De fait l’exacerbation quasi-hystérique de la polémique diplomatique entre la France et l’Algérie par nos apprentis sorciers, qu’ils soient éditocrates ou politiciens, tient à mon avis à des ressorts bien plus profonds et moins dicibles que ses causes apparentes.

De fait les « élites » françaises n’ont jamais « digéré » que l’armée de notre « grand pays » sorte vaincue d’une guerre à l’issue de laquelle un peuple que nous considérions comme inférieur et que nous avions soumis par la violence, retrouve son intégrité et sa liberté par lui-même, après avoir résisté tout au long de l’occupation de son territoire.

Pour tous ceux-là, il faudra d’une manière ou d’une autre faire payer au peuple algérien son insolence d’avoir porté atteinte à notre honneur national, puisque, pour la première fois, une nation européenne développée a été défaite militairement par un peuple indigène.

Tout à la différence des peuples des colonies d’Afrique occidentale et centrale auxquels la France avait « généreusement » et pacifiquement, octroyé l’indépendance.

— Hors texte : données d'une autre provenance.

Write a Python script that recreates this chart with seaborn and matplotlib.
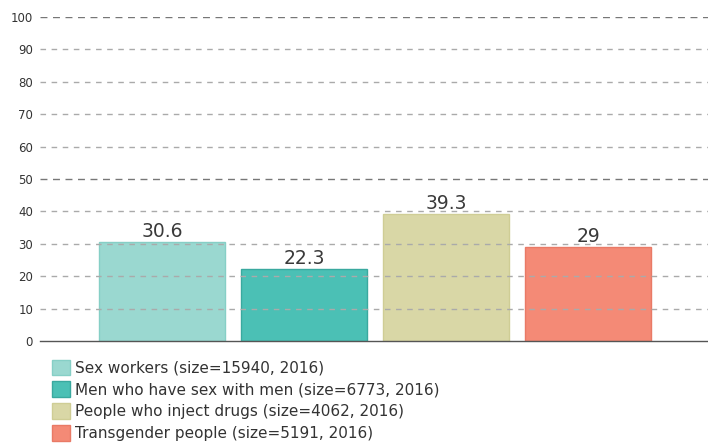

Pour tous ces revanchards, aux relents racistes et paternalistes, il faudrait coûte que coûte laver cet affront, mais ils ne peuvent guère à ce jour que se livrer à des gesticulations stériles et à des déclarations pompeuses, sans effet concret.

Le silence assourdissant qui accompagne la commémoration du cessez le feu (19 mars 1962) suite à la signature, la veille, des accords d’Évian ayant mis fin à la guerre d’indépendance, en dit long sur les intentions et sur le malaise de nos dirigeants.